Exercise description
Copy the lines of the data below exactly, starting at the first and stopping after the line that contains "episodes = list(range(0, 200001, 2500))"; include no pictures.

— BEGIN Information provided —

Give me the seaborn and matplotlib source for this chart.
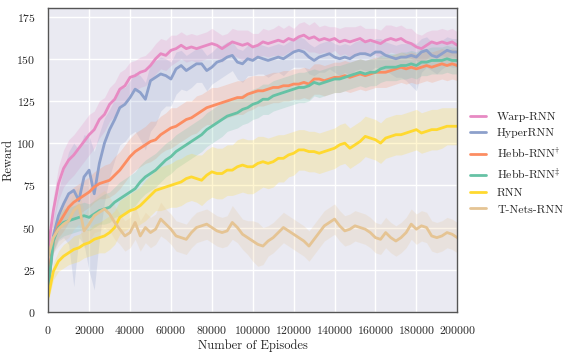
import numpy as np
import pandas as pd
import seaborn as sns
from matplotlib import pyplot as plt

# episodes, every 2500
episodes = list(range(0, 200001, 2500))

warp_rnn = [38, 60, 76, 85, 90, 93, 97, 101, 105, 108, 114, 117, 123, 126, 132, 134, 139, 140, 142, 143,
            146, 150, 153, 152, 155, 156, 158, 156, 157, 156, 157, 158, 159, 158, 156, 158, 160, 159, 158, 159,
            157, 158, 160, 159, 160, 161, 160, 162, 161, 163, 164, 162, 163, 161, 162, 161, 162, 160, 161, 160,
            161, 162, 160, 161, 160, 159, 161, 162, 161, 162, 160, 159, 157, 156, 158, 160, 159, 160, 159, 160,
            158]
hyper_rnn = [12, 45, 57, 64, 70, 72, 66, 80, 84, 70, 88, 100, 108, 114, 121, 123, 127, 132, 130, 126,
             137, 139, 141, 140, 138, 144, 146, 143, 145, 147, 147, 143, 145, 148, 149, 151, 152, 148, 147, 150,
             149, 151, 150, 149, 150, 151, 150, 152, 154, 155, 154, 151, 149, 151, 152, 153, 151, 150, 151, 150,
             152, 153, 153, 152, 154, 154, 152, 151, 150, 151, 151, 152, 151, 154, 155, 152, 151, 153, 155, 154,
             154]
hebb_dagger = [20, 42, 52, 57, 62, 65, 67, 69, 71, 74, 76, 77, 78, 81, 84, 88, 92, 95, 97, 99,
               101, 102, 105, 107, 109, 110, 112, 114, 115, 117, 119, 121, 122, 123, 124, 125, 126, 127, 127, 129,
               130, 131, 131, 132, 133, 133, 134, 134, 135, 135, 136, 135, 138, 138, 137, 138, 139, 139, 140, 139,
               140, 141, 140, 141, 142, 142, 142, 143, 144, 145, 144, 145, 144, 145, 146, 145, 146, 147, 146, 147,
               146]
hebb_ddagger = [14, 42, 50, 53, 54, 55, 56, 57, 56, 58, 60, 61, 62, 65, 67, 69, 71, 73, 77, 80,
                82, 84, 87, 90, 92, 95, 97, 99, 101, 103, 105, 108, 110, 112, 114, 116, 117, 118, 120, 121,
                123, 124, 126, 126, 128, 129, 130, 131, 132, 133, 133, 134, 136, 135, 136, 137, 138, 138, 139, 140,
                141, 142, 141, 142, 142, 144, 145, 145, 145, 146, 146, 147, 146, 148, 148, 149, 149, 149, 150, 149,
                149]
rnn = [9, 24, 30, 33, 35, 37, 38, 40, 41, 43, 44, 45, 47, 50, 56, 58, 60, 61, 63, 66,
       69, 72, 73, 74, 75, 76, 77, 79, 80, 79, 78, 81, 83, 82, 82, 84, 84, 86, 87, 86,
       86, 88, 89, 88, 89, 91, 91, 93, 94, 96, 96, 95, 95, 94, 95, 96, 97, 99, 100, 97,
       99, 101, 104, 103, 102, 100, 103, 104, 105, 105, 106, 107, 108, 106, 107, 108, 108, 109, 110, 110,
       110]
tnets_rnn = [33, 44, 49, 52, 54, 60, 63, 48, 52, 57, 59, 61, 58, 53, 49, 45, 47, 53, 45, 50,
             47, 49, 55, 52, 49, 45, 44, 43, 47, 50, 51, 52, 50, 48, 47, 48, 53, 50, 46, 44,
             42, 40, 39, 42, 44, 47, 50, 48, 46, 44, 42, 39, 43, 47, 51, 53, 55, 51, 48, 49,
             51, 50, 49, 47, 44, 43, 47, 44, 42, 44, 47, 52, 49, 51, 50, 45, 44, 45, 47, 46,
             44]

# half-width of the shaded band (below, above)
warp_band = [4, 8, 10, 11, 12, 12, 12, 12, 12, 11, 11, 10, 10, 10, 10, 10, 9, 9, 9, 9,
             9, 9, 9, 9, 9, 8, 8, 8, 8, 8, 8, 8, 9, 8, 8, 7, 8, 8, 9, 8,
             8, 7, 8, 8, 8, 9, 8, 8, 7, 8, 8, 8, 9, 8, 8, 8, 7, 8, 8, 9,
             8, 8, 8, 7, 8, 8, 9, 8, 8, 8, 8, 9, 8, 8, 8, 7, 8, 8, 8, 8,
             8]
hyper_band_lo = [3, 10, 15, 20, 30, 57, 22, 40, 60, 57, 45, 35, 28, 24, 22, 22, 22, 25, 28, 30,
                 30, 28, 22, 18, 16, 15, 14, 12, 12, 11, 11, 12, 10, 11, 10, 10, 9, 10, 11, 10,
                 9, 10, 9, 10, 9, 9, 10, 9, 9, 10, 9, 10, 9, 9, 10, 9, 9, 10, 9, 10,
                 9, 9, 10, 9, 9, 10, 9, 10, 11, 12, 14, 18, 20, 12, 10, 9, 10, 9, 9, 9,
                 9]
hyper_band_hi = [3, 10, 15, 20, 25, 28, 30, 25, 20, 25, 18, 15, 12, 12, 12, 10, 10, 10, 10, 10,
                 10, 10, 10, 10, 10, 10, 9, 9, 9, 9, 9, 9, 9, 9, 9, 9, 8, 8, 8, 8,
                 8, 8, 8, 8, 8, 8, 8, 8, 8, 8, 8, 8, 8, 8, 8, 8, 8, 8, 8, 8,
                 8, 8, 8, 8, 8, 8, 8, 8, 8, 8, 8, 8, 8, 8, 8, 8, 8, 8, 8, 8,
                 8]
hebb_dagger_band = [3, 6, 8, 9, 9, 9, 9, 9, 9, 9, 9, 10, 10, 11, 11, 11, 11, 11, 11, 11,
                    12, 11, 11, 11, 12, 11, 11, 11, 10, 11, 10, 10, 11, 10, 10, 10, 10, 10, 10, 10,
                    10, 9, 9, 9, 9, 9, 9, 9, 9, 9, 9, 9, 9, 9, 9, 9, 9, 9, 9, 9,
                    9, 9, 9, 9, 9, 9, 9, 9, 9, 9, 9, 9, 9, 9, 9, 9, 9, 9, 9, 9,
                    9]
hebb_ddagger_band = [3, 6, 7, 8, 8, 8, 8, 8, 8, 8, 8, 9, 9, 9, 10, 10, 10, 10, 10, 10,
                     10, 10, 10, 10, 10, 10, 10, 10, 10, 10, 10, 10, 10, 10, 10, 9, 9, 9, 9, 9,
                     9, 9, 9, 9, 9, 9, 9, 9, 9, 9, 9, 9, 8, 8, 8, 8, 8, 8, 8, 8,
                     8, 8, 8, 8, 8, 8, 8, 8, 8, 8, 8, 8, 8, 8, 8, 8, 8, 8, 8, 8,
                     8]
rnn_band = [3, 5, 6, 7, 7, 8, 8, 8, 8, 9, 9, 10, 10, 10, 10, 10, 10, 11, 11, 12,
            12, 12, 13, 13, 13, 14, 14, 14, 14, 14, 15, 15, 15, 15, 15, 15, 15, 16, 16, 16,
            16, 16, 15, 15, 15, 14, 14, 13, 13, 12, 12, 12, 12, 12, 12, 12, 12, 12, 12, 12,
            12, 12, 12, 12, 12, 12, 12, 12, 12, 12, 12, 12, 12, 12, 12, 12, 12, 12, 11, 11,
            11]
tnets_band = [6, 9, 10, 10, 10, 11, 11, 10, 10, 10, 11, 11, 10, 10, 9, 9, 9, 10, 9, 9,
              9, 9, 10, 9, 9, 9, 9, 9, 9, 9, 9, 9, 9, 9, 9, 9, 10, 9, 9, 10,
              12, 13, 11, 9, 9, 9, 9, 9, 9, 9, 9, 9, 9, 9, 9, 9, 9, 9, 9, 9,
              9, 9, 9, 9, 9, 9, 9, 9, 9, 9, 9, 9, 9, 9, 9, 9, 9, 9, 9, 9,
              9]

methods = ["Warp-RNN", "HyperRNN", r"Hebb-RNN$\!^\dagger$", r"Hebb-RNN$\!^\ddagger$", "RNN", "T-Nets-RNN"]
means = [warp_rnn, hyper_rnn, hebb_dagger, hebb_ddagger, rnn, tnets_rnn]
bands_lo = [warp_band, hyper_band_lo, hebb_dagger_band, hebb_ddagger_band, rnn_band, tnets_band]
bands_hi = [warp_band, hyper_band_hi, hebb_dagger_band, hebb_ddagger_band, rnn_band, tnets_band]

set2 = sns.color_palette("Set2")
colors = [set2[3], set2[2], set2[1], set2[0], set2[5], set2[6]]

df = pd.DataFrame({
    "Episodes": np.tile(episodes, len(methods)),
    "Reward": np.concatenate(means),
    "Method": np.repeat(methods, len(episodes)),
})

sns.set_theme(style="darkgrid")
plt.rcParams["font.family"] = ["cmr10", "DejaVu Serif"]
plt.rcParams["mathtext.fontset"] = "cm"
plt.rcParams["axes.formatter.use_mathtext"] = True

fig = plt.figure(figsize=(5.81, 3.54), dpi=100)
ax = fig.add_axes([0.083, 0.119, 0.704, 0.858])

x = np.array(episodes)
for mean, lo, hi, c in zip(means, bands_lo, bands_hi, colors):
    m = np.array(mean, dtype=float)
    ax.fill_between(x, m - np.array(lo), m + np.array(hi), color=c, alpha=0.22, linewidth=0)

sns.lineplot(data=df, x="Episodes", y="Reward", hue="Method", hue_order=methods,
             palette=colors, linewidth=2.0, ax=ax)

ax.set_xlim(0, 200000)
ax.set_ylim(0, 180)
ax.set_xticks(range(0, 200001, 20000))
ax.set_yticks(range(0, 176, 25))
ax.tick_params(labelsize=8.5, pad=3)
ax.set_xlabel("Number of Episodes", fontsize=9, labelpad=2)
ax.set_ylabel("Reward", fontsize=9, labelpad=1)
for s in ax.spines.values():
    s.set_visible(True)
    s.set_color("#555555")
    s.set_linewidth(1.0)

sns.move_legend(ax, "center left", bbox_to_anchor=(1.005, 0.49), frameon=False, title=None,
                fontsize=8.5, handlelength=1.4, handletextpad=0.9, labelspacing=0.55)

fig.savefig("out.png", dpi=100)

— END Information provided —

The answer
Give me the seaborn and matplotlib source for this chart.
import numpy as np
import pandas as pd
import seaborn as sns
from matplotlib import pyplot as plt

# episodes, every 2500
episodes = list(range(0, 200001, 2500))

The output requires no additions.